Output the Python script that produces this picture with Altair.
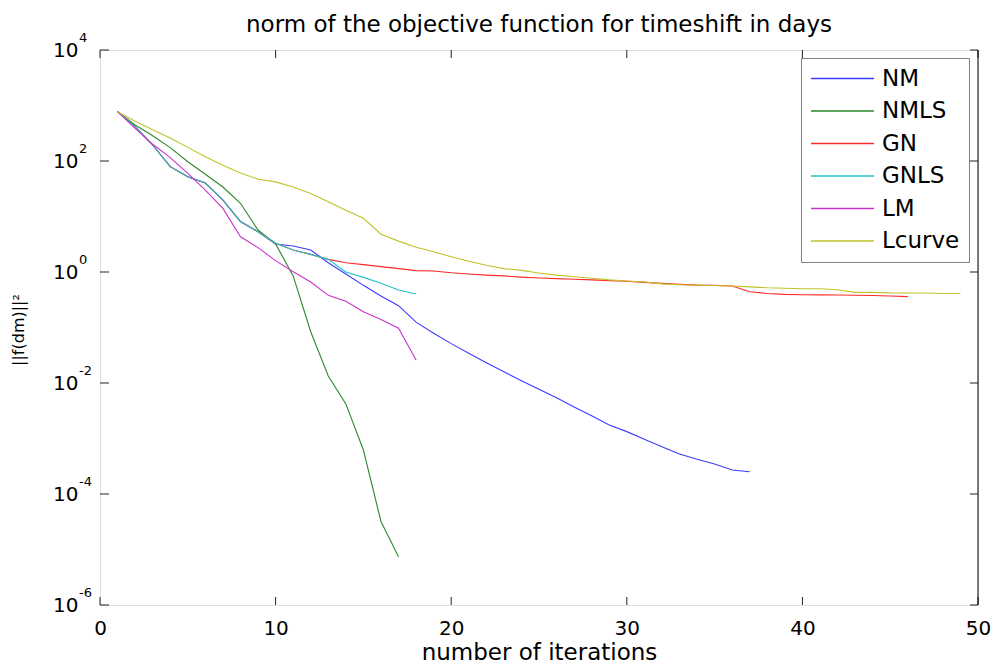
import altair as alt
import pandas as pd

# ---- data ----
methods = ["NM", "NMLS", "GN", "GNLS", "LM", "Lcurve"]
colors = ["#3c3cff", "#2a8a2a", "#ff2a2a", "#22c4c4", "#cc33cc", "#c2c22a"]

NM = [775, 416, 194, 79, 52, 40, 19.8, 8.1, 5.3, 3.2, 2.94, 2.49, 1.47, 0.92,
      0.575, 0.37, 0.247, 0.125, 0.0785, 0.0512, 0.0343, 0.0232, 0.016, 0.011,
      0.0077, 0.0054, 0.0037, 0.00258, 0.00175, 0.00133, 0.00097, 0.000713,
      0.000526, 0.000422, 0.000347, 0.00027, 0.000252]
NMLS = [775, 446, 286, 174, 97, 57.6, 34, 17.3, 5.7, 3.2, 0.85, 0.084, 0.0134,
        0.0042, 0.00062, 0.000032, 0.0000074]
GN = [775, 416, 194, 79, 52, 40, 19.8, 8.1, 5.3, 3.3, 2.49, 2.08, 1.69, 1.47,
      1.36, 1.25, 1.15, 1.06, 1.04, 0.97, 0.92, 0.88, 0.85, 0.81, 0.78, 0.76,
      0.74, 0.72, 0.70, 0.68, 0.65, 0.625, 0.60, 0.58, 0.575, 0.56, 0.44, 0.41,
      0.396, 0.39, 0.387, 0.385, 0.38, 0.377, 0.37, 0.36]
GNLS = [775, 416, 194, 79, 52, 40, 19.8, 8.1, 5.3, 3.3, 2.49, 2.08, 1.69, 1.0,
        0.80, 0.625, 0.474, 0.40]
LM = [775, 388, 200, 115, 60, 30, 14, 4.3, 2.75, 1.6, 1.01, 0.66, 0.38, 0.296,
      0.193, 0.14, 0.097, 0.026]
LCURVE = [775, 520, 364, 260, 176, 119, 84, 61, 47, 42, 34, 26, 18.5, 13, 9.3,
          4.8, 3.6, 2.8, 2.32, 1.89, 1.56, 1.32, 1.15, 1.07, 0.96, 0.88, 0.82,
          0.77, 0.72, 0.69, 0.66, 0.61, 0.59, 0.58, 0.57, 0.56, 0.54, 0.52, 0.51,
          0.50, 0.50, 0.48, 0.43, 0.43, 0.42, 0.418, 0.418, 0.41, 0.41]

xticks = [0, 10, 20, 30, 40, 50]
yticks = [1e-6, 1e-4, 1e-2, 1, 1e2, 1e4]
yexps = ["-6", "-4", "-2", "0", "2", "4"]

title_text = "norm of the objective function for timeshift in days"
xtitle = "number of iterations"
ytitle = "||f(dm)||²"

# ---- build table ----
series = [NM, NMLS, GN, GNLS, LM, LCURVE]
rows = []
for name, vals in zip(methods, series):
    for i, v in enumerate(vals, start=1):
        rows.append({"method": name, "iter": i, "val": v})
df = pd.DataFrame(rows)
xdf = pd.DataFrame({"x": xticks})
ydf = pd.DataFrame({"y": yticks, "e": yexps})

W, H = 878, 555
FONT = "DejaVu Sans"

xscale = alt.Scale(domain=[0, 50], nice=False)
yscale = alt.Scale(type="log", domain=[1e-6, 1e4], nice=False)
cscale = alt.Scale(domain=methods, range=colors)

xaxis = alt.Axis(values=xticks, ticks=False, tickSize=0, domain=False, grid=False,
                 labelFlush=False, labelPadding=13, labelFontSize=20, labelFont=FONT,
                 labelColor="black", title=xtitle, titleFont=FONT, titleFontSize=23,
                 titleFontWeight="normal", titleColor="black", titlePadding=3, format="d")
yaxis = alt.Axis(values=yticks, labelExpr="'10'", ticks=False, tickSize=0, domain=False,
                 grid=False, labelFlush=False, labelPadding=22, labelFontSize=20,
                 labelFont=FONT, labelColor="black", title=ytitle, titleFont=FONT,
                 titleFontSize=16, titleFontWeight="normal", titleColor="black",
                 titleX=-82, titleY=H / 2 + 2, titleAngle=-90, titleAlign="center",
                 titleBaseline="middle")

# line-shaped legend symbol: spans from -r to 5r, r = sqrt(size)/2 = 10.5 -> 63 px long
legend = alt.Legend(title=None, orient="none", legendX=701, legendY=8,
                    strokeColor="#808080", fillColor="white", padding=9,
                    labelFontSize=23, labelFont=FONT, labelColor="black",
                    symbolType="M-1,0L5,0", symbolSize=441, symbolStrokeWidth=1.3,
                    labelOffset=49, rowPadding=8.5)

layers = []
for m in methods:
    layers.append(
        alt.Chart(df).transform_filter(alt.datum.method == m)
        .mark_line(strokeWidth=1.1)
        .encode(
            x=alt.X("iter:Q", scale=xscale, axis=xaxis),
            y=alt.Y("val:Q", scale=yscale, axis=yaxis),
            color=alt.Color("method:N", scale=cscale, legend=legend),
        )
    )

tick_color = "#222222"
xt_bottom = alt.Chart(xdf).mark_rule(color=tick_color).encode(
    x=alt.X("x:Q", scale=xscale), y=alt.value(H), y2=alt.value(H - 8))
xt_top = alt.Chart(xdf).mark_rule(color=tick_color).encode(
    x=alt.X("x:Q", scale=xscale), y=alt.value(0), y2=alt.value(8))
yt_left = alt.Chart(ydf).mark_rule(color=tick_color).encode(
    y=alt.Y("y:Q", scale=yscale), x=alt.value(0), x2=alt.value(9))
yt_right = alt.Chart(ydf).mark_rule(color=tick_color).encode(
    y=alt.Y("y:Q", scale=yscale), x=alt.value(W), x2=alt.value(W - 8))
right_edge = alt.Chart(ydf.head(1)).mark_rule(color="black").encode(
    x=alt.value(W), y=alt.value(0), y2=alt.value(H))

exps = alt.Chart(ydf).mark_text(align="left", baseline="middle", fontSize=13,
                                font=FONT, color="black", dy=-12).encode(
    y=alt.Y("y:Q", scale=yscale), x=alt.value(-21), text="e:N")

chart = alt.layer(*layers, xt_bottom, xt_top, yt_left, yt_right, right_edge, exps).properties(
    width=W, height=H,
    title=alt.TitleParams(text=title_text, font=FONT, fontSize=23, fontWeight="normal",
                          color="black", anchor="middle", offset=17, dy=22),
    autosize=alt.AutoSizeParams(type="none"),
    padding={"left": 100, "top": 50, "right": 19, "bottom": 63},
).configure_view(stroke="#808080", strokeWidth=1).configure(background="white")

chart.save("out.html", embed_options={"renderer": "svg", "actions": False})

★ ★ ★ ★ ★ ★ ★

INSTRUCTION » Strip out the pictures and quote the remaining data word for word.

RESPONSE TO THIS TASK »
Output the Python script that produces this picture with Altair.
import altair as alt
import pandas as pd

# ---- data ----
methods = ["NM", "NMLS", "GN", "GNLS", "LM", "Lcurve"]
colors = ["#3c3cff", "#2a8a2a", "#ff2a2a", "#22c4c4", "#cc33cc", "#c2c22a"]

NM = [775, 416, 194, 79, 52, 40, 19.8, 8.1, 5.3, 3.2, 2.94, 2.49, 1.47, 0.92,
      0.575, 0.37, 0.247, 0.125, 0.0785, 0.0512, 0.0343, 0.0232, 0.016, 0.011,
      0.0077, 0.0054, 0.0037, 0.00258, 0.00175, 0.00133, 0.00097, 0.000713,
      0.000526, 0.000422, 0.000347, 0.00027, 0.000252]
NMLS = [775, 446, 286, 174, 97, 57.6, 34, 17.3, 5.7, 3.2, 0.85, 0.084, 0.0134,
        0.0042, 0.00062, 0.000032, 0.0000074]
GN = [775, 416, 194, 79, 52, 40, 19.8, 8.1, 5.3, 3.3, 2.49, 2.08, 1.69, 1.47,
      1.36, 1.25, 1.15, 1.06, 1.04, 0.97, 0.92, 0.88, 0.85, 0.81, 0.78, 0.76,
      0.74, 0.72, 0.70, 0.68, 0.65, 0.625, 0.60, 0.58, 0.575, 0.56, 0.44, 0.41,
      0.396, 0.39, 0.387, 0.385, 0.38, 0.377, 0.37, 0.36]
GNLS = [775, 416, 194, 79, 52, 40, 19.8, 8.1, 5.3, 3.3, 2.49, 2.08, 1.69, 1.0,
        0.80, 0.625, 0.474, 0.40]
LM = [775, 388, 200, 115, 60, 30, 14, 4.3, 2.75, 1.6, 1.01, 0.66, 0.38, 0.296,
      0.193, 0.14, 0.097, 0.026]
LCURVE = [775, 520, 364, 260, 176, 119, 84, 61, 47, 42, 34, 26, 18.5, 13, 9.3,
          4.8, 3.6, 2.8, 2.32, 1.89, 1.56, 1.32, 1.15, 1.07, 0.96, 0.88, 0.82,
          0.77, 0.72, 0.69, 0.66, 0.61, 0.59, 0.58, 0.57, 0.56, 0.54, 0.52, 0.51,
          0.50, 0.50, 0.48, 0.43, 0.43, 0.42, 0.418, 0.418, 0.41, 0.41]

xticks = [0, 10, 20, 30, 40, 50]
yticks = [1e-6, 1e-4, 1e-2, 1, 1e2, 1e4]
yexps = ["-6", "-4", "-2", "0", "2", "4"]

title_text = "norm of the objective function for timeshift in days"
xtitle = "number of iterations"
ytitle = "||f(dm)||²"

# ---- build table ----
series = [NM, NMLS, GN, GNLS, LM, LCURVE]
rows = []
for name, vals in zip(methods, series):
    for i, v in enumerate(vals, start=1):
        rows.append({"method": name, "iter": i, "val": v})
df = pd.DataFrame(rows)
xdf = pd.DataFrame({"x": xticks})
ydf = pd.DataFrame({"y": yticks, "e": yexps})

W, H = 878, 555
FONT = "DejaVu Sans"

xscale = alt.Scale(domain=[0, 50], nice=False)
yscale = alt.Scale(type="log", domain=[1e-6, 1e4], nice=False)
cscale = alt.Scale(domain=methods, range=colors)

xaxis = alt.Axis(values=xticks, ticks=False, tickSize=0, domain=False, grid=False,
                 labelFlush=False, labelPadding=13, labelFontSize=20, labelFont=FONT,
                 labelColor="black", title=xtitle, titleFont=FONT, titleFontSize=23,
                 titleFontWeight="normal", titleColor="black", titlePadding=3, format="d")
yaxis = alt.Axis(values=yticks, labelExpr="'10'", ticks=False, tickSize=0, domain=False,
                 grid=False, labelFlush=False, labelPadding=22, labelFontSize=20,
                 labelFont=FONT, labelColor="black", title=ytitle, titleFont=FONT,
                 titleFontSize=16, titleFontWeight="normal", titleColor="black",
                 titleX=-82, titleY=H / 2 + 2, titleAngle=-90, titleAlign="center",
                 titleBaseline="middle")

# line-shaped legend symbol: spans from -r to 5r, r = sqrt(size)/2 = 10.5 -> 63 px long
legend = alt.Legend(title=None, orient="none", legendX=701, legendY=8,
                    strokeColor="#808080", fillColor="white", padding=9,
                    labelFontSize=23, labelFont=FONT, labelColor="black",
                    symbolType="M-1,0L5,0", symbolSize=441, symbolStrokeWidth=1.3,
                    labelOffset=49, rowPadding=8.5)

layers = []
for m in methods:
    layers.append(
        alt.Chart(df).transform_filter(alt.datum.method == m)
        .mark_line(strokeWidth=1.1)
        .encode(
            x=alt.X("iter:Q", scale=xscale, axis=xaxis),
            y=alt.Y("val:Q", scale=yscale, axis=yaxis),
            color=alt.Color("method:N", scale=cscale, legend=legend),
        )
    )

tick_color = "#222222"
xt_bottom = alt.Chart(xdf).mark_rule(color=tick_color).encode(
    x=alt.X("x:Q", scale=xscale), y=alt.value(H), y2=alt.value(H - 8))
xt_top = alt.Chart(xdf).mark_rule(color=tick_color).encode(
    x=alt.X("x:Q", scale=xscale), y=alt.value(0), y2=alt.value(8))
yt_left = alt.Chart(ydf).mark_rule(color=tick_color).encode(
    y=alt.Y("y:Q", scale=yscale), x=alt.value(0), x2=alt.value(9))
yt_right = alt.Chart(ydf).mark_rule(color=tick_color).encode(
    y=alt.Y("y:Q", scale=yscale), x=alt.value(W), x2=alt.value(W - 8))
right_edge = alt.Chart(ydf.head(1)).mark_rule(color="black").encode(
    x=alt.value(W), y=alt.value(0), y2=alt.value(H))

exps = alt.Chart(ydf).mark_text(align="left", baseline="middle", fontSize=13,
                                font=FONT, color="black", dy=-12).encode(
    y=alt.Y("y:Q", scale=yscale), x=alt.value(-21), text="e:N")

chart = alt.layer(*layers, xt_bottom, xt_top, yt_left, yt_right, right_edge, exps).properties(
    width=W, height=H,
    title=alt.TitleParams(text=title_text, font=FONT, fontSize=23, fontWeight="normal",
                          color="black", anchor="middle", offset=17, dy=22),
    autosize=alt.AutoSizeParams(type="none"),
    padding={"left": 100, "top": 50, "right": 19, "bottom": 63},
).configure_view(stroke="#808080", strokeWidth=1).configure(background="white")

chart.save("out.html", embed_options={"renderer": "svg", "actions": False})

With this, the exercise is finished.